Later in the day we reach a rural village which survives by growing rubber and tending fruit orchards. The road passes through desolate rubber plantations and spills out into an open, water-logged area where the village is situated. The houses are built on stilts to keep away the floodwaters during the rainy season and the wild animals at other times. This is our driver’s village and his mother gets busy preparing tea. The house, in typical Malay fashion, has a linoleum floor, curtained windows and a cupboard displaying various memorabilia and old ceremonial costumes. His grandfather was a minor official of the court and his regalia has been passed down the line. The kitchen is clean and well kept. There are various woven baskets hanging on a wall while a kettle of water is brought to boil over a charcoal fire. The open airy windows, with vertical wooden bars acting as a sort of protection, provide a gentle coolness throughout the house.

In a well next to the house, two women are busy bathing and washing clothes. The cemented lane through the village passes through small shops and clearings of banana groves. Wooden ladders lead to the main door of some of the more simple houses. Sawn timber is stored in the open areas underneath the floors . There are children playing in the dry ground. In one compound a wedding feast is being prepared by women.
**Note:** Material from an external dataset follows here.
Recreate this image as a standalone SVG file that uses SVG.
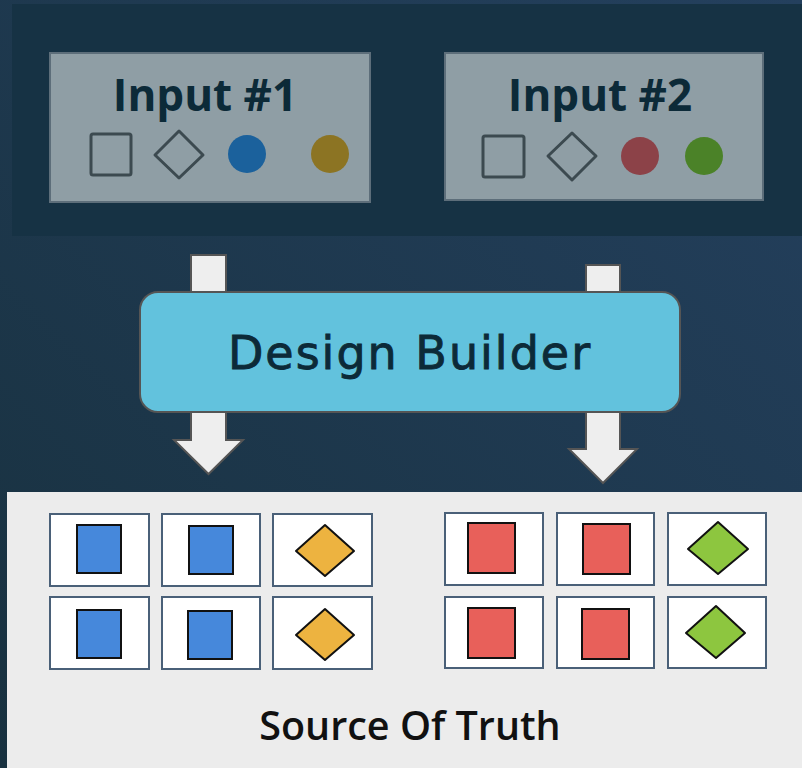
<svg xmlns="http://www.w3.org/2000/svg" width="802" height="768" viewBox="0 0 802 768">
<defs>
<linearGradient id="bg" x1="0" y1="1" x2="1" y2="0">
<stop offset="0" stop-color="#18313f"/>
<stop offset="1" stop-color="#24405e"/>
</linearGradient>
<style>
.inbox{fill:#8f9ea5;stroke:#5d6e7a;stroke-width:2}
.intext{font-family:"Open Sans","Liberation Sans",sans-serif;font-weight:700;font-size:44px;fill:#0c2a38;text-anchor:middle}
.sym{fill:none;stroke:#3c4a50;stroke-width:3;stroke-linejoin:round}
.arrow{fill:#eeeeee;stroke:#555;stroke-width:2;stroke-linejoin:miter}
.tile{fill:#fff;stroke:#4a6078;stroke-width:2}
.blue{fill:#4688db;stroke:#111;stroke-width:2}
.red{fill:#e8605a;stroke:#111;stroke-width:2}
.gold{fill:#edb340;stroke:#111;stroke-width:2;stroke-linejoin:round}
.green{fill:#8dc63f;stroke:#111;stroke-width:2;stroke-linejoin:round}
</style>
</defs>
<rect x="0" y="0" width="802" height="768" fill="url(#bg)"/>
<rect x="12" y="4" width="790" height="232" fill="#163244"/>

<g id="input1">
<rect class="inbox" x="50" y="53" width="320" height="149"/>
<text class="intext" x="205" y="111">Input #1</text>
<rect class="sym" x="91" y="134" width="40" height="41" rx="2"/>
<polygon class="sym" points="179,131 203,155 179,178 155,155"/>
<circle cx="247" cy="154" r="19" fill="#1b619c"/>
<circle cx="330" cy="154" r="19" fill="#8c7423"/>
</g>

<g id="input2">
<rect class="inbox" x="445" y="53" width="318" height="147"/>
<text class="intext" x="600" y="111">Input #2</text>
<rect class="sym" x="483" y="136" width="41" height="41" rx="2"/>
<polygon class="sym" points="572,133 596,156 572,180 548,156"/>
<circle cx="640" cy="156" r="19" fill="#8c4248"/>
<circle cx="704" cy="156" r="19" fill="#4b8228"/>
</g>

<g id="connectors">
<rect class="arrow" x="191" y="255" width="35" height="40"/>
<rect class="arrow" x="586" y="265" width="34" height="30"/>
<polygon class="arrow" points="191,410 226,410 226,440 243,440 208.5,474 174,440 191,440"/>
<polygon class="arrow" points="586,410 620,410 620,449 637,449 603,483 569,449 586,449"/>
</g>

<g id="design-builder">
<rect x="140" y="292" width="540" height="120" rx="18" fill="#62c2dd" stroke="#555" stroke-width="2"/>
<text x="410" y="369" font-family="'DejaVu Sans','Open Sans',sans-serif" font-size="46" letter-spacing="2" fill="#0c2a38" stroke="#0c2a38" stroke-width="0.9" text-anchor="middle">Design Builder</text>
</g>

<g id="source-of-truth">
<rect x="7" y="492" width="795" height="276" fill="#ececec"/>
<g id="tiles-left">
<rect class="tile" x="50" y="514" width="99" height="72"/>
<rect class="tile" x="162" y="514" width="98" height="72"/>
<rect class="tile" x="273" y="514" width="99" height="72"/>
<rect class="tile" x="50" y="597" width="99" height="72"/>
<rect class="tile" x="162" y="597" width="98" height="72"/>
<rect class="tile" x="273" y="597" width="99" height="72"/>
<rect class="blue" x="77" y="525" width="44" height="48"/>
<rect class="blue" x="189" y="526" width="44" height="48"/>
<polygon class="gold" points="325,525 354,551 325,576 296,551"/>
<rect class="blue" x="77" y="610" width="44" height="48"/>
<rect class="blue" x="188" y="611" width="44" height="48"/>
<polygon class="gold" points="325,609 354,635 325,660 296,635"/>
</g>
<g id="tiles-right">
<rect class="tile" x="445" y="513" width="98" height="72"/>
<rect class="tile" x="557" y="513" width="97" height="72"/>
<rect class="tile" x="668" y="513" width="98" height="72"/>
<rect class="tile" x="445" y="597" width="98" height="71"/>
<rect class="tile" x="557" y="597" width="97" height="71"/>
<rect class="tile" x="668" y="597" width="98" height="71"/>
<rect class="red" x="468" y="523" width="47" height="50"/>
<rect class="red" x="583" y="524" width="47" height="50"/>
<polygon class="green" points="718,522 748,549 718,574 688,549"/>
<rect class="red" x="468" y="608" width="47" height="50"/>
<rect class="red" x="582" y="609" width="47" height="50"/>
<polygon class="green" points="716,606 745,633 716,658 686,633"/>
</g>
<text x="410" y="740" font-family="'Open Sans','Liberation Sans',sans-serif" font-weight="600" font-size="39.5" fill="#111" text-anchor="middle">Source Of Truth</text>
</g>
</svg>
They wave and beckon me over to take their photograph. In another, a group of men sit around waiting for work. There are chickens and ducks scratching for worms in the dirt under the houses. A small mosque stands to one side of the lane. A hollow log with a wooden beater hangs outside it. The beating of the log signals the faithful to prayer.

It is almost nightfall when I return to the outskirts of Palembang. At this point, we meet the river again. My driver tells me of a family that can speak to crocodiles, here. It is a gift inherited from their ancestors, the palace soothsayers. But it is too late in the evening to meet them. I will have to come another time to fulfill this wish. This, is the true Malay world: the world of crocodiles, of buaya. For the Malays, the crocodile has strange powers and, in their world, the creature is often revered.

I had come to see Palembang but found a treasure of the Malay world: of riverine and rural houses; of people of different ethnic confluences; of the melding of cuisines; of the social interaction in markets; of rare antiques; of rural Malay life; and the knowledge that it is all going change in my lifetime. I can only mourn its passing when that happens.